Intervention de George Pau-Langevin

Séance en hémicycle du samedi 24 octobre 2020 à 9h00
Prorogation de l'état d'urgence sanitaire — Discussion générale

Photo issue du site de l'Assemblée nationale ou de WikipediaGeorge Pau-Langevin :

L'immense majorité de nos concitoyens s'y résignent, même si quelques-uns s'émeuvent du tour que cette peur de la mort fait prendre à notre démocratie. C'est pourquoi, même si nos débats réitérés peuvent vous sembler pesants, monsieur le ministre, il faut avoir à l'esprit un principe que rappelait encore récemment la Revue politique et parlementaire : la distinction entre démocratie et dictature réside justement dans la délibération et la controverse, qui permettent de discuter les mesures prises, et par conséquent, de s'assurer du consentement formel de peuples libres aux décisions de leur gouvernement. C'est par les représentants du peuple – donc, par le Parlement, par nous – que ce débat doit passer ; nos objections et nos questions sont donc légitimes. On ne saurait se satisfaire d'un régime où le pouvoir législatif serait sommé d'avaliser après coup, sans discuter, des décisions annoncées par l'exécutif dans les médias – même si l'exécutif est mû, nous le savons, par l'idée qu'il fait le bien du peuple. Nous ne pouvons pas vivre dans une république des experts, car non seulement les experts ne sont pas d'accord entre eux – les débats à la télévision le montrent – , mais encore, ils ne sont pas chargés de protéger les libertés fondamentales du peuple : cela est de notre responsabilité, et nous devons l'assumer.
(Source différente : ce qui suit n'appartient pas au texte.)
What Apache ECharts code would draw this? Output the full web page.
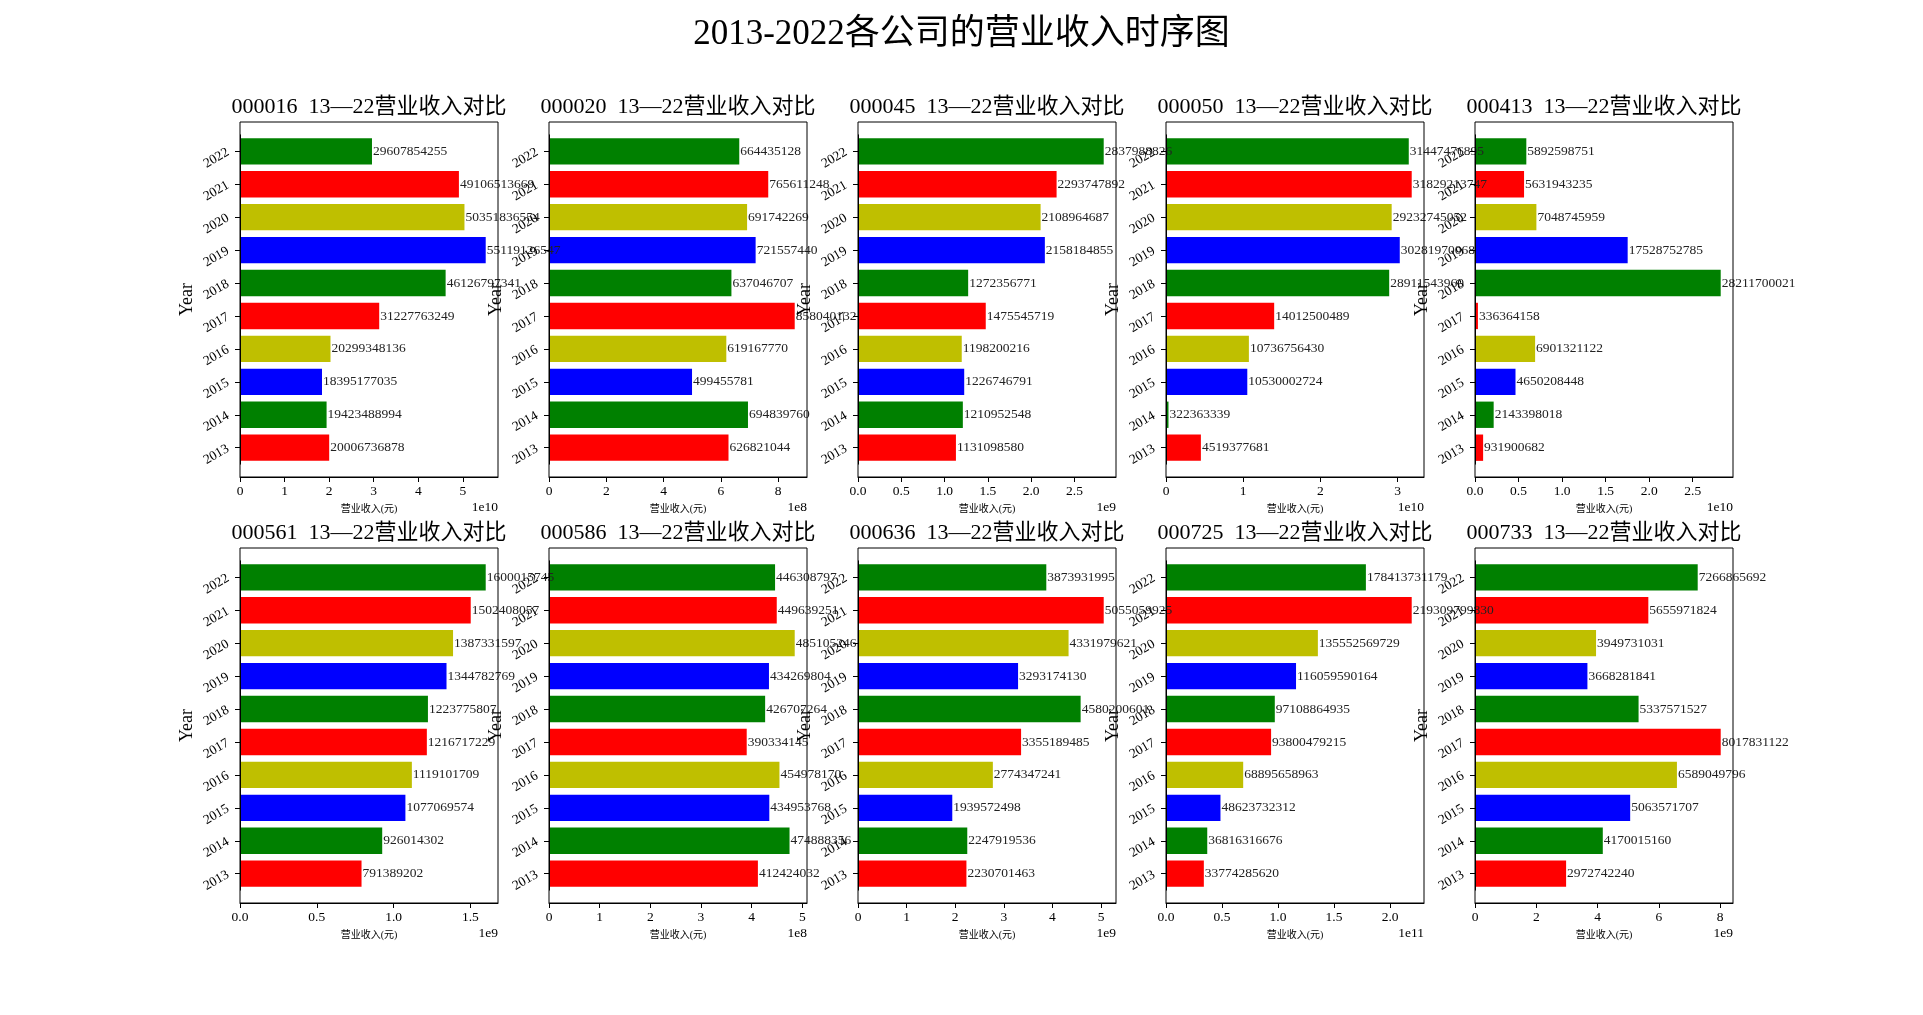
<!DOCTYPE html>
<html><head><meta charset="utf-8">
<script src="https://cdn.jsdelivr.net/npm/echarts@6/dist/echarts.min.js"></script>
<style>html,body{margin:0;padding:0;background:#fff}#c{width:1923px;height:1015px}</style>
</head><body><div id="c"></div>
<script>
// ---------- data ----------
const years = ['2013','2014','2015','2016','2017','2018','2019','2020','2021','2022'];
const companies = ['000016','000020','000045','000050','000413','000561','000586','000636','000725','000733'];
const rev000016 = [20006736878, 19423488994, 18395177035, 20299348136, 31227763249, 46126797341, 55119126547, 50351836554, 49106513669, 29607854255];
const rev000020 = [626821044, 694839760, 499455781, 619167770, 858040132, 637046707, 721557440, 691742269, 765611248, 664435128];
const rev000045 = [1131098580, 1210952548, 1226746791, 1198200216, 1475545719, 1272356771, 2158184855, 2108964687, 2293747892, 2837988826];
const rev000050 = [4519377681, 322363339, 10530002724, 10736756430, 14012500489, 28911543960, 30281970068, 29232745052, 31829213747, 31447476895];
const rev000413 = [931900682, 2143398018, 4650208448, 6901321122, 336364158, 28211700021, 17528752785, 7048745959, 5631943235, 5892598751];
const rev000561 = [791389202, 926014302, 1077069574, 1119101709, 1216717229, 1223775807, 1344782769, 1387331597, 1502408057, 1600015745];
const rev000586 = [412424032, 474888356, 434953768, 454978170, 390334145, 426707264, 434269804, 485105246, 449639251, 446308797];
const rev000636 = [2230701463, 2247919536, 1939572498, 2774347241, 3355189485, 4580200601, 3293174130, 4331979621, 5055059925, 3873931995];
const rev000725 = [33774285620, 36816316676, 48623732312, 68895658963, 93800479215, 97108864935, 116059590164, 135552569729, 219309799830, 178413731179];
const rev000733 = [2972742240, 4170015160, 5063571707, 6589049796, 8017831122, 5337571527, 3668281841, 3949731031, 5655971824, 7266865692];
const allRevenue = [rev000016, rev000020, rev000045, rev000050, rev000413, rev000561, rev000586, rev000636, rev000725, rev000733];
const exponents = [10, 8, 9, 10, 10, 9, 8, 9, 11, 9];      // axis offset text 1eN
const tickSteps = [1, 2, 0.5, 1, 0.5, 0.5, 1, 1, 0.5, 2];  // tick step in units of 1eN
const barColors = ['#ff0000', '#008000', '#0000ff', '#bfbf00'];
const mainTitle = '2013-2022各公司的营业收入时序图';
const subTitleSuffix = '  13—22营业收入对比';
const xName = '营业收入(元)';
const yName = 'Year';

// ---------- layout ----------
const FONT = "'Liberation Serif','Noto Sans CJK SC',serif";
const frameLefts = [240, 549, 858, 1166, 1475];
const frameTops = [122, 548];
const FW = 258, FH = 355;
const band = FH / 10.78;
const pad = 0.39 * band;

const grid = [], xAxis = [], yAxis = [], series = [];
const title = [{
  text: mainTitle, left: 961.5, top: 35, textAlign: 'center', textVerticalAlign: 'middle', padding: 0,
  textStyle: {fontSize: 35, fontWeight: 'normal', color: '#000', fontFamily: FONT}
}];
const frameGrids = [], frameX = [], frameY = [];

for (let k = 0; k < 10; k++) {
  const col = k % 5, row = Math.floor(k / 5);
  const L = frameLefts[col], T = frameTops[row];
  const scale = Math.pow(10, exponents[k]);
  const step = tickSteps[k];
  const dec = step < 1 ? 1 : 0;
  grid.push({left: L, top: T + pad, width: FW, height: FH - 2 * pad, containLabel: false});
  frameGrids.push({left: L, top: T, width: FW, height: FH, show: true, borderColor: '#000', borderWidth: 1, backgroundColor: 'transparent', z: 5});
  frameX.push({gridIndex: 10 + k, type: 'value', show: false});
  frameY.push({gridIndex: 10 + k, type: 'value', show: false});
  xAxis.push({
    gridIndex: k, type: 'value', min: 0, max: v => v.max * 1.05, interval: step * scale, offset: pad,
    axisLine: {show: true, lineStyle: {color: '#000', width: 1}},
    axisTick: {show: true, inside: false, length: 5, lineStyle: {color: '#000'}},
    axisLabel: {fontSize: 13.5, color: '#000', fontFamily: FONT, margin: 8, showMaxLabel: false,
      formatter: v => (v / scale).toFixed(dec)},
    splitLine: {show: false},
    name: xName, nameLocation: 'middle', nameGap: 27,
    nameTextStyle: {fontSize: 10, color: '#000', fontFamily: FONT}
  });
  yAxis.push({
    gridIndex: k, type: 'category', data: years, z: 6,
    axisLine: {show: true, lineStyle: {color: '#000', width: 1}},
    axisTick: {show: true, alignWithLabel: true, length: 5, lineStyle: {color: '#000'}},
    axisLabel: {rotate: 30, fontSize: 13.5, color: '#000', fontFamily: FONT, margin: 12},
    name: yName, nameLocation: 'middle', nameGap: 44,
    nameTextStyle: {fontSize: 18, color: '#000', fontFamily: FONT}
  });
  series.push({
    type: 'bar', xAxisIndex: k, yAxisIndex: k, data: allRevenue[k], barWidth: '80%',
    itemStyle: {color: p => barColors[p.dataIndex % barColors.length]},
    label: {show: true, position: 'right', distance: 1, fontSize: 13.5, color: '#222', fontFamily: FONT,
      formatter: p => String(p.value)}
  });
  title.push({
    text: companies[k] + subTitleSuffix, left: L + FW / 2, top: row === 0 ? 107 : 533,
    textAlign: 'center', textVerticalAlign: 'middle', padding: 0,
    textStyle: {fontSize: 22, fontWeight: 'normal', color: '#000', fontFamily: FONT}
  });
  title.push({
    text: '1e' + exponents[k], left: L + FW, top: T + FH + 30,
    textAlign: 'right', textVerticalAlign: 'middle', padding: 0,
    textStyle: {fontSize: 13.5, fontWeight: 'normal', color: '#000', fontFamily: FONT}
  });
}

const chart = echarts.init(document.getElementById('c'));
chart.setOption({
  animation: false,
  backgroundColor: '#fff',
  title: title,
  grid: grid.concat(frameGrids),
  xAxis: xAxis.concat(frameX),
  yAxis: yAxis.concat(frameY),
  series: series
});
</script></body></html>
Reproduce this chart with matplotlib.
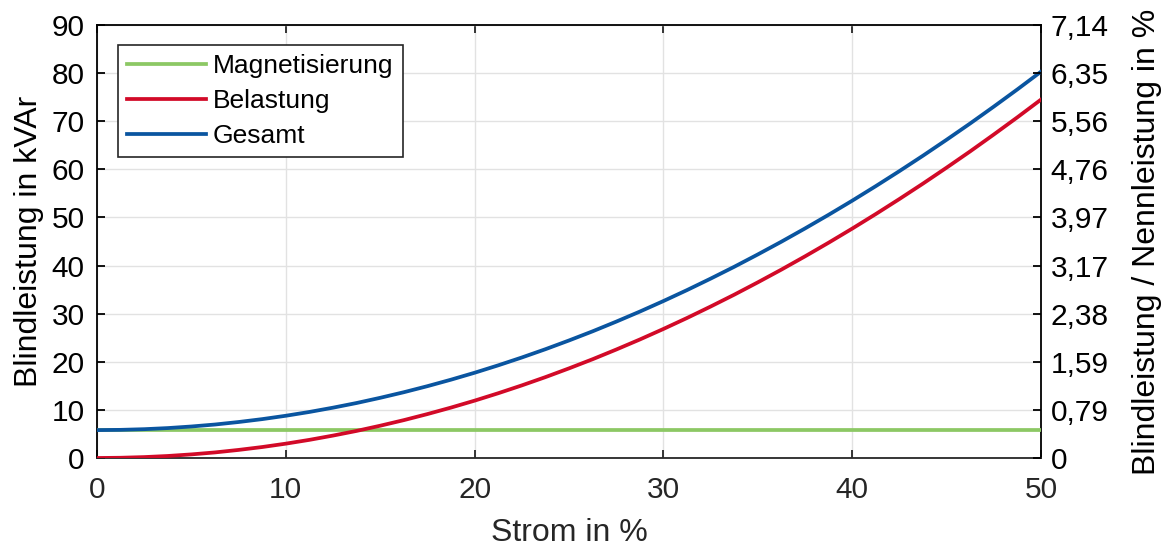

Le présent projet de loi vise à donner les coudées franches au Gouvernement pour mieux endiguer la propagation du virus. Il semble effectivement inévitable de prendre de nouvelles mesures de restriction pour sauver des vies. Nous ne contestons pas la mesure phare du texte : la possibilité d'instaurer des confinements et des couvre-feux, limitant la liberté d'aller et venir. Toutefois, le texte nous demande que, durant six mois, le Gouvernement puisse prendre des mesures restreignant fortement, voire totalement, des libertés fondamentales, sans que le Parlement ait son mot à dire. On nous assure que ces mesures seront strictement proportionnées et nécessaires : peut-être, mais pourquoi écarter le Parlement, alors que ces dernières semaines, et même ce week-end, les députés siègent en séance, sont présents en commission et sont disponibles pour travailler ?

À l'occasion du précédent projet de loi, le Conseil constitutionnel avait émis des réserves quant à l'habilitation de certaines personnes à accéder aux données personnelles des Français dans un système d'information. Pourtant, le présent projet de loi prévoit d'étendre à d'autres personnes encore la possibilité d'accéder à des données sensibles. Par ailleurs, vous nous demandez un blanc-seing pour légiférer par ordonnance sur tous les sujets ou presque – économiques, régaliens, administratifs, médicaux, relatifs à l'organisation de la vie publique – , et ce, durant six mois. Nous ne pouvons pas accepter que le Parlement soit ainsi écarté du processus législatif – vous le comprendrez certainement. Il y va du respect de la séparation des pouvoirs, fondement même de notre démocratie.

Vous avez pris des décisions très positives que nous accompagnons depuis plusieurs mois, comme les mesures de soutien économique et le chômage partiel, mais vous devez prendre en considération que ce nouveau projet de loi intervient à un moment où notre société est déjà malade, soumise à d'autres épreuves comme les perturbations climatiques ou le terrorisme intégriste. Nos citoyens sont exténués et ne peuvent accepter une telle réponse.